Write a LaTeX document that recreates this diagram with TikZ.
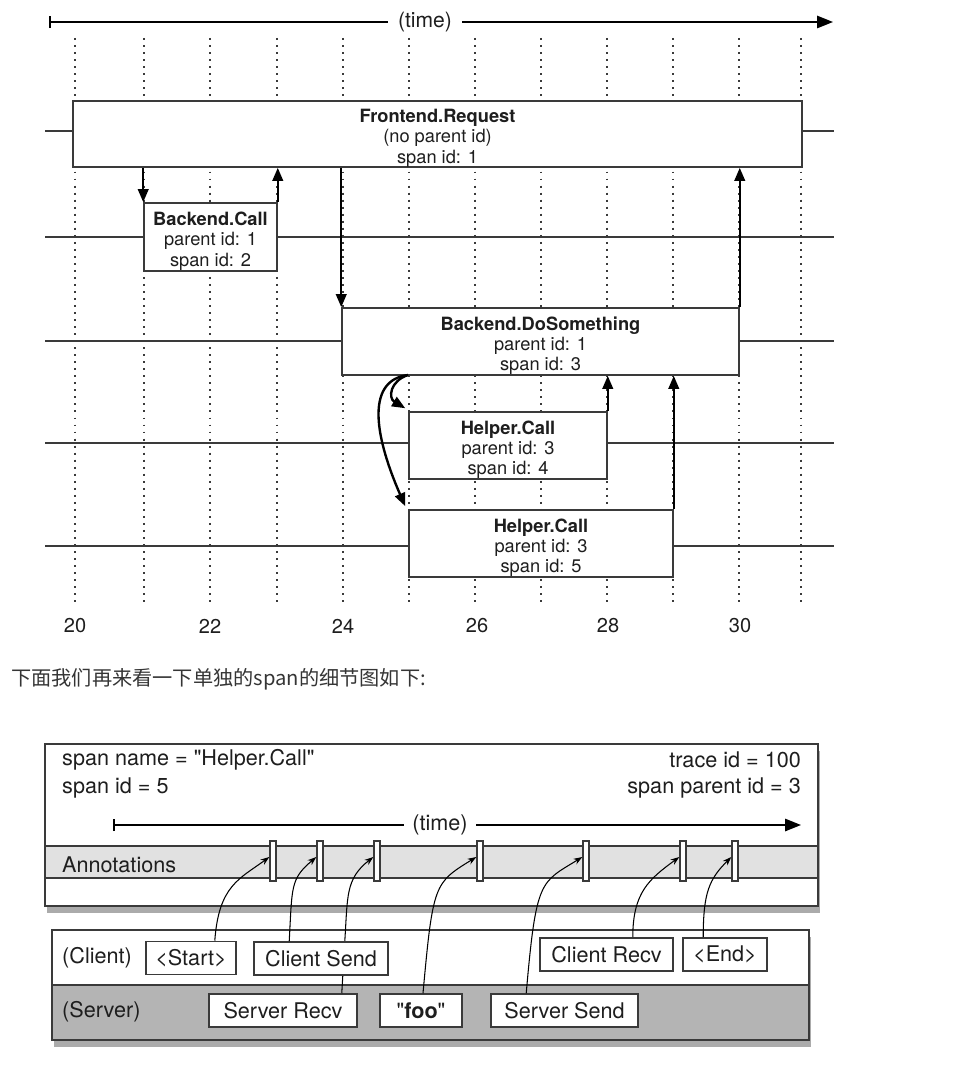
\documentclass[tikz,border=0pt]{standalone}
\usepackage{fontspec}
\setmainfont{TeX Gyre Heros}[Ligatures=TeXOff]
\newfontfamily\cjk{Noto Sans CJK SC}
\usetikzlibrary{arrows.meta,shadows,calc}

\definecolor{ink}{HTML}{1E1E1E}
\definecolor{rulegray}{HTML}{3A3A3A}
\definecolor{annotgray}{HTML}{E1E1E1}
\definecolor{servergray}{HTML}{B4B4B4}
\newcommand{\spantop}{\rule{0pt}{12.5pt}}

\begin{document}
\begin{tikzpicture}[x=0.02cm,y=-0.02cm,
    spanbox/.style={draw=rulegray,line width=0.9pt,fill=white,inner sep=0pt,align=center,
      text=ink,font=\fontsize{10.4}{11.4}\selectfont},
    call/.style={line width=1.35pt,-{Triangle[length=7.5pt,width=6pt]}},
    timetick/.style={draw=rulegray,line width=0.9pt,dash pattern=on 1.1pt off 2.9pt},
    lane/.style={draw=rulegray,line width=0.85pt},
    panel/.style={draw=rulegray,line width=0.9pt,fill=white,inner sep=0pt,
      drop shadow={shadow xshift=1pt,shadow yshift=-4pt,fill=black!60,opacity=0.55}},
    eventbox/.style={draw=rulegray,line width=0.9pt,fill=white,inner sep=0pt,
      minimum height=0.66cm,text=ink,font=\fontsize{12.3}{14}\selectfont},
    marker/.style={draw=rulegray,line width=0.8pt,fill=white,inner sep=0pt,
      minimum width=0.12cm,minimum height=0.8cm},
    trail/.style={line width=0.6pt,-{Stealth[length=5pt,width=3.6pt]}},
    big/.style={text=ink,font=\fontsize{12.3}{14}\selectfont}]
      \useasboundingbox (0,0) rectangle (968,1067);

      % time axis of the trace
      \coordinate (ta) at (49,22);
      \coordinate (tb) at (833,22);
      \draw[line width=0.9pt,{Bar[width=7pt]}-{Triangle[length=9pt,width=7pt]}] (ta) -- (tb);
      \node[fill=white,inner xsep=6pt,text=ink,font=\fontsize{12}{14}\selectfont] (ttime) at (425,22) {(time)};

      \foreach \x in {75,144,210,277,343,409,475,541,607,673,739,801}
        \draw[timetick] (\x,38) -- (\x,607);
      \foreach \y in {131,237,341,443,546}
        \draw[lane] (45,\y) -- (834,\y);

      \node[spanbox,minimum width=14.58cm,minimum height=1.32cm] (front) at (437.5,134)
        {\spantop\textbf{Frontend.Request}\\(no parent id)\\span id: 1};
      \node[spanbox,minimum width=2.66cm,minimum height=1.36cm] (bcall) at (210.5,237)
        {\spantop\textbf{Backend.Call}\\parent id: 1\\span id: 2};
      \node[spanbox,minimum width=7.94cm,minimum height=1.34cm] (dosome) at (540.5,341.5)
        {\spantop\textbf{Backend.DoSomething}\\parent id: 1\\span id: 3};
      \node[spanbox,minimum width=3.96cm,minimum height=1.34cm] (help4) at (508,445.5)
        {\spantop\textbf{Helper.Call}\\parent id: 3\\span id: 4};
      \node[spanbox,minimum width=5.28cm,minimum height=1.34cm] (help5) at (541,543.5)
        {\spantop\textbf{Helper.Call}\\parent id: 3\\span id: 5};

      \coordinate (fork) at (408,375);
      \path[call] (front.south -| bcall.west) edge (bcall.north west)
      (bcall.north east) edge (front.south -| bcall.north east)
      (front.south -| dosome.west) edge (dosome.north west)
      (dosome.north east) edge (front.south -| dosome.north east)
      (help4.north east) edge (dosome.south -| help4.north east)
      (help5.north east) edge (dosome.south -| help5.north east);
      \draw[call] (fork) .. controls (390,381) and (388,398) .. ($(help4.north west)+(-3,-3)$);
      \draw[call] (fork) .. controls (368,380) and (372,430) .. ($(help5.north west)+(-3,-3)$);

      \foreach \t/\x in {20/75,22/210,24/343,26/477,28/608,30/740}
        \node[text=ink,font=\fontsize{11.4}{13}\selectfont] (lbl\t) at (\x,626) {\t};

      \node[anchor=west,text=ink!90,font=\cjk\fontsize{11.5}{13}\selectfont] (note) at (5,679)
        {下面我们再来看一下单独的span的细节图如下:};

      % one span in detail
      \node[panel,minimum width=15.46cm,minimum height=3.24cm] (meta) at (431.5,825) {};
      \node[draw=rulegray,line width=0.9pt,fill=annotgray,inner sep=0pt,
        minimum width=15.46cm,minimum height=0.64cm] (band) at (431.5,862) {};
      \node[big,anchor=west] (sname) at (56,760) {span name = "Helper.Call"};
      \node[big,anchor=west] (sid) at (56,788) {span id = 5};
      \node[big,anchor=east] (trid) at (807,760) {trace id = 100};
      \node[big,anchor=east] (spid) at (807,788) {span parent id = 3};
      \node[big,anchor=west] (annot) at (56,865) {Annotations};

      \coordinate (ba) at (113,825);
      \coordinate (bb) at (801,825);
      \draw[line width=0.9pt,{Bar[width=7pt]}-{Triangle[length=9pt,width=7pt]}] (ba) -- (bb);
      \node[big,fill=white,inner xsep=5pt] (btime) at (440,825) {(time)};

      \foreach \i/\x in {1/273,2/320,3/377,4/480,5/586,6/683,7/735}
        \node[marker] (m\i) at (\x,861) {};

      \node[panel,minimum width=15.14cm,minimum height=2.2cm] (lanes) at (430.5,985) {};
      \node[draw=rulegray,line width=0.9pt,fill=servergray,inner sep=0pt,
        minimum width=15.14cm,minimum height=1.1cm] (server) at (430.5,1012.5) {};
      \node[big,anchor=west] (clbl) at (56,958) {(Client)};
      \node[big,anchor=west] (slbl) at (56,1012) {(Server)};

      \node[eventbox,minimum width=1.8cm] (start) at (191,958) {<Start>};
      \node[eventbox,minimum width=2.96cm] (srecv) at (283,1010.5) {Server Recv};
      \node[eventbox,minimum width=1.64cm] (foo) at (421,1010.5) {"\textbf{foo}"};
      \node[eventbox,minimum width=2.94cm] (ssend) at (564.5,1010.5) {Server Send};
      \node[eventbox,minimum width=2.66cm] (crecv) at (606.5,954.5) {Client Recv};
      \node[eventbox,minimum width=1.68cm] (endev) at (725,954.5) {<End>};

      \draw[trail] ($(srecv.north east)+(-16,0)$) -- ($(srecv.north east)+(-13,-52)$)
        .. controls +(3,-45) and +(-28,22) .. ($(m3.west)+(0,-4)$);
      \node[eventbox,minimum width=2.68cm] (csend) at (321,958.5) {Client Send};

      \draw[trail] ($(start.north east)+(-22,0)$) .. controls +(4,-55) and +(-30,22) .. ($(m1.west)+(0,-4)$);
      \draw[trail] ($(csend.north west)+(36,0)$) .. controls +(3,-55) and +(-26,22) .. ($(m2.west)+(0,-4)$);
      \draw[trail] ($(foo.north)+(2,0)$) .. controls +(10,-110) and +(-42,26) .. ($(m4.west)+(0,-4)$);
      \draw[trail] ($(ssend.north west)+(36,0)$) .. controls +(10,-115) and +(-42,26) .. ($(m5.west)+(0,-4)$);
      \draw[trail] ($(crecv.north east)+(-41,0)$) .. controls +(0,-45) and +(-30,22) .. ($(m6.west)+(0,-4)$);
      \draw[trail] ($(endev.north west)+(21,0)$) .. controls +(0,-45) and +(-22,22) .. ($(m7.west)+(0,-4)$);
    \end{tikzpicture}
\end{document}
————
OBJECTIVE: Give the material again exactly as it is, but keep the pictures out.

EXERCISE OUTPUT:
Write a LaTeX document that recreates this diagram with TikZ.
\documentclass[tikz,border=0pt]{standalone}
\usepackage{fontspec}
\setmainfont{TeX Gyre Heros}[Ligatures=TeXOff]
\newfontfamily\cjk{Noto Sans CJK SC}
\usetikzlibrary{arrows.meta,shadows,calc}

\definecolor{ink}{HTML}{1E1E1E}
\definecolor{rulegray}{HTML}{3A3A3A}
\definecolor{annotgray}{HTML}{E1E1E1}
\definecolor{servergray}{HTML}{B4B4B4}
\newcommand{\spantop}{\rule{0pt}{12.5pt}}

\begin{document}
\begin{tikzpicture}[x=0.02cm,y=-0.02cm,
    spanbox/.style={draw=rulegray,line width=0.9pt,fill=white,inner sep=0pt,align=center,
      text=ink,font=\fontsize{10.4}{11.4}\selectfont},
    call/.style={line width=1.35pt,-{Triangle[length=7.5pt,width=6pt]}},
    timetick/.style={draw=rulegray,line width=0.9pt,dash pattern=on 1.1pt off 2.9pt},
    lane/.style={draw=rulegray,line width=0.85pt},
    panel/.style={draw=rulegray,line width=0.9pt,fill=white,inner sep=0pt,
      drop shadow={shadow xshift=1pt,shadow yshift=-4pt,fill=black!60,opacity=0.55}},
    eventbox/.style={draw=rulegray,line width=0.9pt,fill=white,inner sep=0pt,
      minimum height=0.66cm,text=ink,font=\fontsize{12.3}{14}\selectfont},
    marker/.style={draw=rulegray,line width=0.8pt,fill=white,inner sep=0pt,
      minimum width=0.12cm,minimum height=0.8cm},
    trail/.style={line width=0.6pt,-{Stealth[length=5pt,width=3.6pt]}},
    big/.style={text=ink,font=\fontsize{12.3}{14}\selectfont}]
      \useasboundingbox (0,0) rectangle (968,1067);

      % time axis of the trace
      \coordinate (ta) at (49,22);
      \coordinate (tb) at (833,22);
      \draw[line width=0.9pt,{Bar[width=7pt]}-{Triangle[length=9pt,width=7pt]}] (ta) -- (tb);
      \node[fill=white,inner xsep=6pt,text=ink,font=\fontsize{12}{14}\selectfont] (ttime) at (425,22) {(time)};

      \foreach \x in {75,144,210,277,343,409,475,541,607,673,739,801}
        \draw[timetick] (\x,38) -- (\x,607);
      \foreach \y in {131,237,341,443,546}
        \draw[lane] (45,\y) -- (834,\y);

      \node[spanbox,minimum width=14.58cm,minimum height=1.32cm] (front) at (437.5,134)
        {\spantop\textbf{Frontend.Request}\\(no parent id)\\span id: 1};
      \node[spanbox,minimum width=2.66cm,minimum height=1.36cm] (bcall) at (210.5,237)
        {\spantop\textbf{Backend.Call}\\parent id: 1\\span id: 2};
      \node[spanbox,minimum width=7.94cm,minimum height=1.34cm] (dosome) at (540.5,341.5)
        {\spantop\textbf{Backend.DoSomething}\\parent id: 1\\span id: 3};
      \node[spanbox,minimum width=3.96cm,minimum height=1.34cm] (help4) at (508,445.5)
        {\spantop\textbf{Helper.Call}\\parent id: 3\\span id: 4};
      \node[spanbox,minimum width=5.28cm,minimum height=1.34cm] (help5) at (541,543.5)
        {\spantop\textbf{Helper.Call}\\parent id: 3\\span id: 5};

      \coordinate (fork) at (408,375);
      \path[call] (front.south -| bcall.west) edge (bcall.north west)
      (bcall.north east) edge (front.south -| bcall.north east)
      (front.south -| dosome.west) edge (dosome.north west)
      (dosome.north east) edge (front.south -| dosome.north east)
      (help4.north east) edge (dosome.south -| help4.north east)
      (help5.north east) edge (dosome.south -| help5.north east);
      \draw[call] (fork) .. controls (390,381) and (388,398) .. ($(help4.north west)+(-3,-3)$);
      \draw[call] (fork) .. controls (368,380) and (372,430) .. ($(help5.north west)+(-3,-3)$);

      \foreach \t/\x in {20/75,22/210,24/343,26/477,28/608,30/740}
        \node[text=ink,font=\fontsize{11.4}{13}\selectfont] (lbl\t) at (\x,626) {\t};

      \node[anchor=west,text=ink!90,font=\cjk\fontsize{11.5}{13}\selectfont] (note) at (5,679)
        {下面我们再来看一下单独的span的细节图如下:};

      % one span in detail
      \node[panel,minimum width=15.46cm,minimum height=3.24cm] (meta) at (431.5,825) {};
      \node[draw=rulegray,line width=0.9pt,fill=annotgray,inner sep=0pt,
        minimum width=15.46cm,minimum height=0.64cm] (band) at (431.5,862) {};
      \node[big,anchor=west] (sname) at (56,760) {span name = "Helper.Call"};
      \node[big,anchor=west] (sid) at (56,788) {span id = 5};
      \node[big,anchor=east] (trid) at (807,760) {trace id = 100};
      \node[big,anchor=east] (spid) at (807,788) {span parent id = 3};
      \node[big,anchor=west] (annot) at (56,865) {Annotations};

      \coordinate (ba) at (113,825);
      \coordinate (bb) at (801,825);
      \draw[line width=0.9pt,{Bar[width=7pt]}-{Triangle[length=9pt,width=7pt]}] (ba) -- (bb);
      \node[big,fill=white,inner xsep=5pt] (btime) at (440,825) {(time)};

      \foreach \i/\x in {1/273,2/320,3/377,4/480,5/586,6/683,7/735}
        \node[marker] (m\i) at (\x,861) {};

      \node[panel,minimum width=15.14cm,minimum height=2.2cm] (lanes) at (430.5,985) {};
      \node[draw=rulegray,line width=0.9pt,fill=servergray,inner sep=0pt,
        minimum width=15.14cm,minimum height=1.1cm] (server) at (430.5,1012.5) {};
      \node[big,anchor=west] (clbl) at (56,958) {(Client)};
      \node[big,anchor=west] (slbl) at (56,1012) {(Server)};

      \node[eventbox,minimum width=1.8cm] (start) at (191,958) {<Start>};
      \node[eventbox,minimum width=2.96cm] (srecv) at (283,1010.5) {Server Recv};
      \node[eventbox,minimum width=1.64cm] (foo) at (421,1010.5) {"\textbf{foo}"};
      \node[eventbox,minimum width=2.94cm] (ssend) at (564.5,1010.5) {Server Send};
      \node[eventbox,minimum width=2.66cm] (crecv) at (606.5,954.5) {Client Recv};
      \node[eventbox,minimum width=1.68cm] (endev) at (725,954.5) {<End>};

      \draw[trail] ($(srecv.north east)+(-16,0)$) -- ($(srecv.north east)+(-13,-52)$)
        .. controls +(3,-45) and +(-28,22) .. ($(m3.west)+(0,-4)$);
      \node[eventbox,minimum width=2.68cm] (csend) at (321,958.5) {Client Send};

      \draw[trail] ($(start.north east)+(-22,0)$) .. controls +(4,-55) and +(-30,22) .. ($(m1.west)+(0,-4)$);
      \draw[trail] ($(csend.north west)+(36,0)$) .. controls +(3,-55) and +(-26,22) .. ($(m2.west)+(0,-4)$);
      \draw[trail] ($(foo.north)+(2,0)$) .. controls +(10,-110) and +(-42,26) .. ($(m4.west)+(0,-4)$);
      \draw[trail] ($(ssend.north west)+(36,0)$) .. controls +(10,-115) and +(-42,26) .. ($(m5.west)+(0,-4)$);
      \draw[trail] ($(crecv.north east)+(-41,0)$) .. controls +(0,-45) and +(-30,22) .. ($(m6.west)+(0,-4)$);
      \draw[trail] ($(endev.north west)+(21,0)$) .. controls +(0,-45) and +(-22,22) .. ($(m7.west)+(0,-4)$);
    \end{tikzpicture}
\end{document}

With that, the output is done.